Complete Closed Loop

The above is about how to optimize. Optimization is important, but not everything. In actual performance optimization, we need to do monitoring, optimization, anti-degradation, data collection of returns, etc. Doing these parts well can form a complete closed loop. Let me explain these parts one by one:

• Monitoring: Fully monitoring the performance metrics of the application. Just metric monitoring is not enough. We also need to do attribution monitoring as much as possible. For example, in addition to monitoring memory metrics of our app, we should also be able to monitor the memory usage percentage of each business, large collections, large images, large objects and other attribution items.
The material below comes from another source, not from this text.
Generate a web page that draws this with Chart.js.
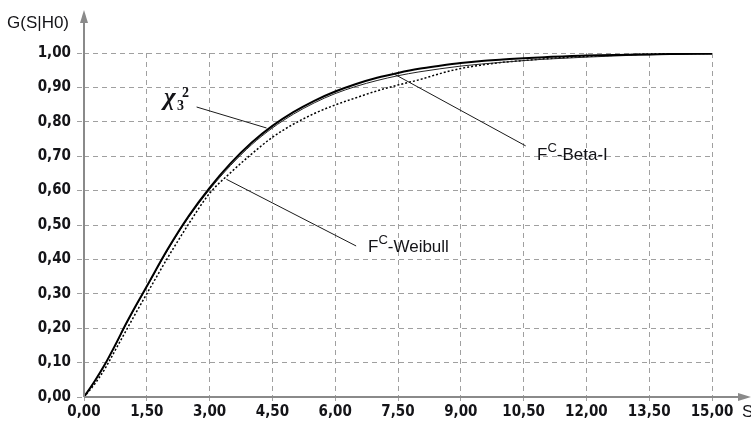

And our monitoring should also be designed with performance in mind. Comprehensive monitoring allows us to discover and resolve anomalies more efficiently.

• Optimization: Optimization is what I mentioned earlier - reasonable and sufficient use of hardware resources to make the program perform better.

• Anti-degradation: There are also many things that can be done for anti-degradation, including establishing comprehensive offline performance testing and online monitoring alarms. For example, for memory, we can run daily memory leak monkeys offline and treat them in advance. This is anti-degradation.

• Data collection of returns: Learn to use A/B testing properly and pay attention to metrics that reflect core values. For example, when optimizing memory usage, blindly pursuing lower memory usage of the application is not optimal. More memory usage may make our program run faster and improve user experience. So we need to look at crash rate, retention rate and other metrics that reflect core experience value to determine if memory needs to continue to be optimized and how much.

Summary

The above are my insights and methodologies summarized from many years of performance optimization experience. Only with an understanding of these methodologies can we smoothly carry out performance optimizations.

This article does not introduce specific optimization solutions because performance optimization solutions cannot be fully covered in one article.